◆ Information shown
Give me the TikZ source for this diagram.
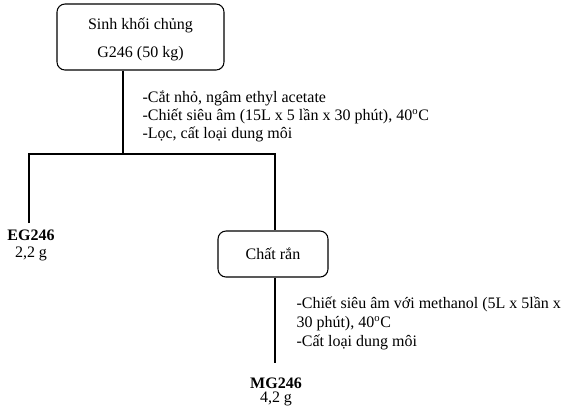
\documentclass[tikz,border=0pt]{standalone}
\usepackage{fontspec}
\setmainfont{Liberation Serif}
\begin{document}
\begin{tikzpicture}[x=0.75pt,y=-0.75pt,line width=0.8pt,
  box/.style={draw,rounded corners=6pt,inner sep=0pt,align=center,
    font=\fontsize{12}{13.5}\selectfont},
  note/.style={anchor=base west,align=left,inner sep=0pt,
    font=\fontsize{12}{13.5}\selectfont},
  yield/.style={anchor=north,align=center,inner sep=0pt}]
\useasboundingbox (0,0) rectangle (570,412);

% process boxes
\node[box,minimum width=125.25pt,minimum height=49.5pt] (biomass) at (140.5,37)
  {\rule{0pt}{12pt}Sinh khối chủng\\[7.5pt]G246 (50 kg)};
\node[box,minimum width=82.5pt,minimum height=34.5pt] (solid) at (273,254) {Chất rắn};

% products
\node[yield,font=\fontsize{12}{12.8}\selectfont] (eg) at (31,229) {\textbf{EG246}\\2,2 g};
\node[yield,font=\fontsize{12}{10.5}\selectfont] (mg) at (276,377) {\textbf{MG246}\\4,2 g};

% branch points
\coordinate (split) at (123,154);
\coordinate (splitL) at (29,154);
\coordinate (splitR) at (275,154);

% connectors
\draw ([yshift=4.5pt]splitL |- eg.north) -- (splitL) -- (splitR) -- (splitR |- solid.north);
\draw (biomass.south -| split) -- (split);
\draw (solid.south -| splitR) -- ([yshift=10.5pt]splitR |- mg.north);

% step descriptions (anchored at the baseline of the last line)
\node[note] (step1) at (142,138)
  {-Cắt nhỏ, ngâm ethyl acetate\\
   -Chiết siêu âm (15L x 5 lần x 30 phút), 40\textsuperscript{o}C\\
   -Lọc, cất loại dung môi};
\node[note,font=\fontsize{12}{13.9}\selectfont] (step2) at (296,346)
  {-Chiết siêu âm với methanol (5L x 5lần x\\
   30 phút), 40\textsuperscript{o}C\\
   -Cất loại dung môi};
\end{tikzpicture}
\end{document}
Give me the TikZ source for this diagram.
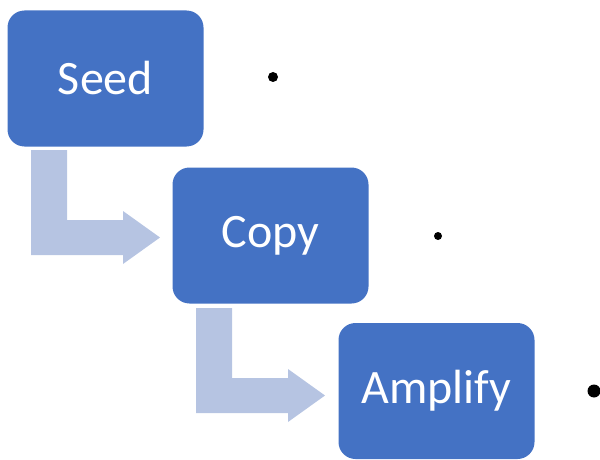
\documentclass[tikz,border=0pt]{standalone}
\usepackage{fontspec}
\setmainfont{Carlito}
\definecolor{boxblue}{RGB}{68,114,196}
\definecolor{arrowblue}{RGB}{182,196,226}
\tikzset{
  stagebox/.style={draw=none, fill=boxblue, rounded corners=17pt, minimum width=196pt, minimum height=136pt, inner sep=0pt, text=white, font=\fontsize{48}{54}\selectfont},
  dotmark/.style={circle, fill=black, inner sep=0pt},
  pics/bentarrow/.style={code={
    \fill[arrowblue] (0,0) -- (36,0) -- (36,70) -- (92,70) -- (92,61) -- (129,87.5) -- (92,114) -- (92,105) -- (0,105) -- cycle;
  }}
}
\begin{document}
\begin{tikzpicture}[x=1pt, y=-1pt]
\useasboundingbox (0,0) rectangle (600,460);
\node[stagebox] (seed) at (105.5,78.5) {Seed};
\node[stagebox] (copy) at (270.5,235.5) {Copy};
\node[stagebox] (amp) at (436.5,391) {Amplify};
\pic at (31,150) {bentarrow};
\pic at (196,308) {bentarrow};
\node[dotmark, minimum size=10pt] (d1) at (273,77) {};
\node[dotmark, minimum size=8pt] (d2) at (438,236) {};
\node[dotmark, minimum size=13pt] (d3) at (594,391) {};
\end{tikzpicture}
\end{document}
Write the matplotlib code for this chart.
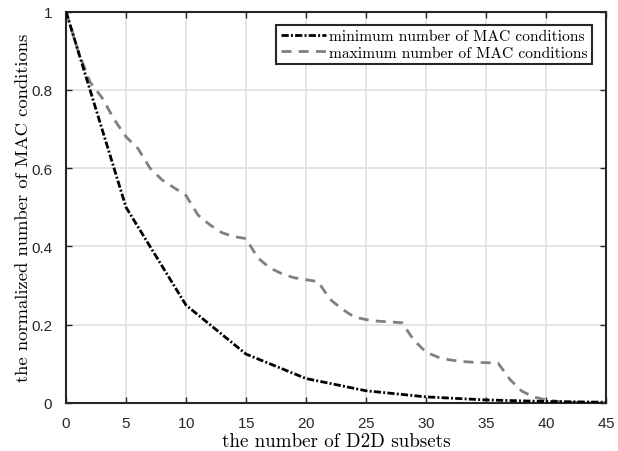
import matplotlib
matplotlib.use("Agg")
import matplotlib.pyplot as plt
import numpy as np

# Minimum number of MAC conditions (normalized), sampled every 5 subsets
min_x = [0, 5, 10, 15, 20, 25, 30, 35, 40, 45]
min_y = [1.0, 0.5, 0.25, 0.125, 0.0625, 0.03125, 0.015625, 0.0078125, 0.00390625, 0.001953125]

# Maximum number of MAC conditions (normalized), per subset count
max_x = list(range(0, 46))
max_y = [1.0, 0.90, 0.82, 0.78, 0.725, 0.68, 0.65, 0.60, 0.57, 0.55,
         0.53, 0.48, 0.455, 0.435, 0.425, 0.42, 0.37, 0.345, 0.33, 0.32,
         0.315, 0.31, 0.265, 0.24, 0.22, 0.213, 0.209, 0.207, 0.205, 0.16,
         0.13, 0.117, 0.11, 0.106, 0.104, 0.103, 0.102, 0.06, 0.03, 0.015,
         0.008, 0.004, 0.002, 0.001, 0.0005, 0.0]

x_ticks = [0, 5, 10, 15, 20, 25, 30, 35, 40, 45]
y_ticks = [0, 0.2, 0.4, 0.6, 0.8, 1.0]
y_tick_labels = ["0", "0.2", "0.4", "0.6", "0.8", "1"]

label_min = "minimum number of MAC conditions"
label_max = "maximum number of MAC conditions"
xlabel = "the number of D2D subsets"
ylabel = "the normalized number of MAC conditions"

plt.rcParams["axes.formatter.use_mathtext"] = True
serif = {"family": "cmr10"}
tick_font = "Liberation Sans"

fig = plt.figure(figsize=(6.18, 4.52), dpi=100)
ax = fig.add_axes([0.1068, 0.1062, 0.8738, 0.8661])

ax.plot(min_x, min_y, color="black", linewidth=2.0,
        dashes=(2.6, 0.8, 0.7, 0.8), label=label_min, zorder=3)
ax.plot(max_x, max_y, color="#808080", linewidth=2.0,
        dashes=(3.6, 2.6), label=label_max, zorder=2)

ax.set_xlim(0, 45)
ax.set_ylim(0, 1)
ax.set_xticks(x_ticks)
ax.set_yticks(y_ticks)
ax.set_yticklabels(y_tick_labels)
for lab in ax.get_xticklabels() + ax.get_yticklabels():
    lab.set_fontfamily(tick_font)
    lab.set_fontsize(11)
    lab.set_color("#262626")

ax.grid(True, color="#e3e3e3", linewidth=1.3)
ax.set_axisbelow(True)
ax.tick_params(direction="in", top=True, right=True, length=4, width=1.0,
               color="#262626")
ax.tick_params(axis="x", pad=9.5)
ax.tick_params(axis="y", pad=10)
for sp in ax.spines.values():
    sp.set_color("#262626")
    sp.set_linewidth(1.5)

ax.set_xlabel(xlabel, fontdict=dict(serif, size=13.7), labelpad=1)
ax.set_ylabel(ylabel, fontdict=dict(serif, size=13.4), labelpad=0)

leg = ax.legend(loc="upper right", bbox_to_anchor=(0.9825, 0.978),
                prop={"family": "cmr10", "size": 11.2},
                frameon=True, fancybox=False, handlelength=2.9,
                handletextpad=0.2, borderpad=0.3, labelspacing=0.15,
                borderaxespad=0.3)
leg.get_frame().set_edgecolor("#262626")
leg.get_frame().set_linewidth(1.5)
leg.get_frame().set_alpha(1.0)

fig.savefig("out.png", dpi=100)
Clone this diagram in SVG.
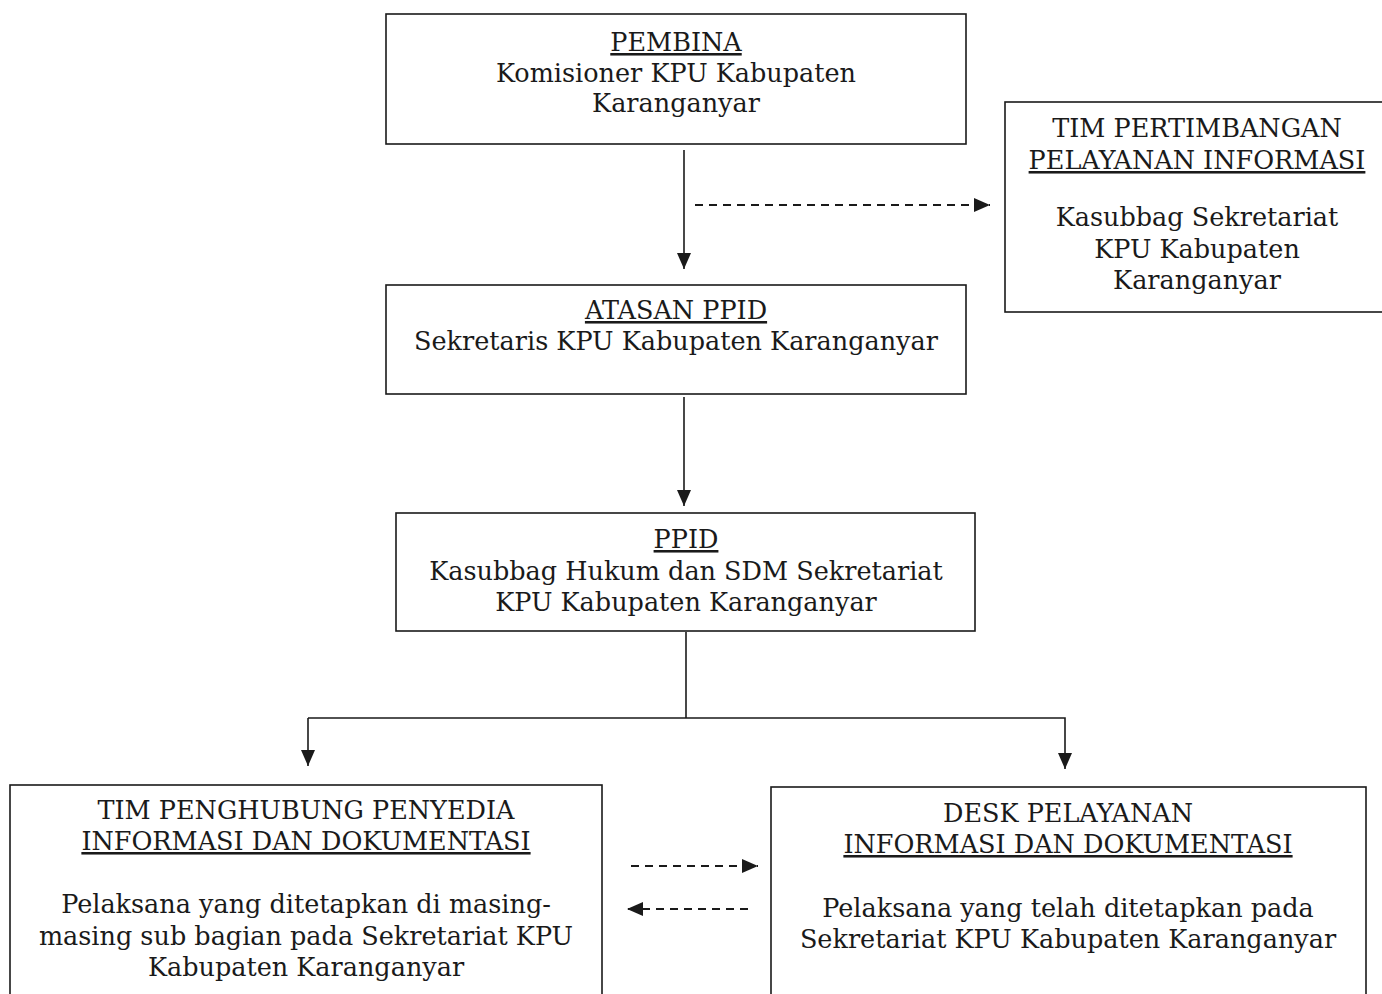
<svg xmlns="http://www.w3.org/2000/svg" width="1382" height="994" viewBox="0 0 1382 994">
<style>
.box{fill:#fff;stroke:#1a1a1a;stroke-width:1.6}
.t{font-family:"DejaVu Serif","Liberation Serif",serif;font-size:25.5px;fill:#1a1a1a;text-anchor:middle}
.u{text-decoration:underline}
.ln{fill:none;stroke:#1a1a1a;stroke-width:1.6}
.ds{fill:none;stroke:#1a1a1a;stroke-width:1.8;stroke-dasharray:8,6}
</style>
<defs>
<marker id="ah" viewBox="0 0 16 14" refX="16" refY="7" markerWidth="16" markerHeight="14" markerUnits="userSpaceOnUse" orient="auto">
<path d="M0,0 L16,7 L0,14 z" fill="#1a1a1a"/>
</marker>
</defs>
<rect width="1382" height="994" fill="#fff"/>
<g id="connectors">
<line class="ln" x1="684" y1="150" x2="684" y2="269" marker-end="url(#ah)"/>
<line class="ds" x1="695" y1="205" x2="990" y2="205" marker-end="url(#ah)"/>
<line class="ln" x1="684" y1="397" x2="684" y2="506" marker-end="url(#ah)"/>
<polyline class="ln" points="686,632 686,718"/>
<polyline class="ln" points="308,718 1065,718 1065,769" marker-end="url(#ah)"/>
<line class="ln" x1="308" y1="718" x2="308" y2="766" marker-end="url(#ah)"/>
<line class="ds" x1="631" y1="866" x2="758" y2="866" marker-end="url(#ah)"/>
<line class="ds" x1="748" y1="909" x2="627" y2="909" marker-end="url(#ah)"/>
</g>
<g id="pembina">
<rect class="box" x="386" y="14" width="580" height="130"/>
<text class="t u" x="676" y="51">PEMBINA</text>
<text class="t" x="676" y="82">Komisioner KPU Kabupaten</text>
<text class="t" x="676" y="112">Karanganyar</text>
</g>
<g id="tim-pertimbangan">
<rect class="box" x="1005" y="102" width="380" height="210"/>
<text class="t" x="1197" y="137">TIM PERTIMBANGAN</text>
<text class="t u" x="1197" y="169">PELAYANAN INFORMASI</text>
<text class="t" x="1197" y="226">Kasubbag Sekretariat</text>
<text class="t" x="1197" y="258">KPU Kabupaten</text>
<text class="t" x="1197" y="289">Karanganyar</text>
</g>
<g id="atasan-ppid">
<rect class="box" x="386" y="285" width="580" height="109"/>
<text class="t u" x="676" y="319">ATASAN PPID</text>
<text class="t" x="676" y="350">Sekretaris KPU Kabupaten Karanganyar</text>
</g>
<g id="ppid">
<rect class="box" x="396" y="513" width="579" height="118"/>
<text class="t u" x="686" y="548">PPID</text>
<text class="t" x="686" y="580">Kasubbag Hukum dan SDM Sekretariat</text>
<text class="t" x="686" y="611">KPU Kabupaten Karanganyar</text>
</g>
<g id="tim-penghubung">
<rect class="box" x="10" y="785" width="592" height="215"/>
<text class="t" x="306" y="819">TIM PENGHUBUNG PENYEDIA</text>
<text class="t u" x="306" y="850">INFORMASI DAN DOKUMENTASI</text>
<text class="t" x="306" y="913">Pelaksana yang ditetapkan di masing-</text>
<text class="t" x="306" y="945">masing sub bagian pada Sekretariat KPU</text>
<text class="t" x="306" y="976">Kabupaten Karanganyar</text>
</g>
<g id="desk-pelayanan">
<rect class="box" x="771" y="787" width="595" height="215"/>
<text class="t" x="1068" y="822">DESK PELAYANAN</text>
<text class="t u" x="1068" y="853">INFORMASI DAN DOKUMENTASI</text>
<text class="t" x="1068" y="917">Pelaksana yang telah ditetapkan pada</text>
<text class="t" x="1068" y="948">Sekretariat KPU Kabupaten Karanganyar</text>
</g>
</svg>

◆ Task prompt
Print, exactly as written, the lines above from the first one to the one containing "(splitR) at (275,154);". Leave out pictures.

◆ Solution for this exercise
Give me the TikZ source for this diagram.
\documentclass[tikz,border=0pt]{standalone}
\usepackage{fontspec}
\setmainfont{Liberation Serif}
\begin{document}
\begin{tikzpicture}[x=0.75pt,y=-0.75pt,line width=0.8pt,
  box/.style={draw,rounded corners=6pt,inner sep=0pt,align=center,
    font=\fontsize{12}{13.5}\selectfont},
  note/.style={anchor=base west,align=left,inner sep=0pt,
    font=\fontsize{12}{13.5}\selectfont},
  yield/.style={anchor=north,align=center,inner sep=0pt}]
\useasboundingbox (0,0) rectangle (570,412);

% process boxes
\node[box,minimum width=125.25pt,minimum height=49.5pt] (biomass) at (140.5,37)
  {\rule{0pt}{12pt}Sinh khối chủng\\[7.5pt]G246 (50 kg)};
\node[box,minimum width=82.5pt,minimum height=34.5pt] (solid) at (273,254) {Chất rắn};

% products
\node[yield,font=\fontsize{12}{12.8}\selectfont] (eg) at (31,229) {\textbf{EG246}\\2,2 g};
\node[yield,font=\fontsize{12}{10.5}\selectfont] (mg) at (276,377) {\textbf{MG246}\\4,2 g};

% branch points
\coordinate (split) at (123,154);
\coordinate (splitL) at (29,154);
\coordinate (splitR) at (275,154);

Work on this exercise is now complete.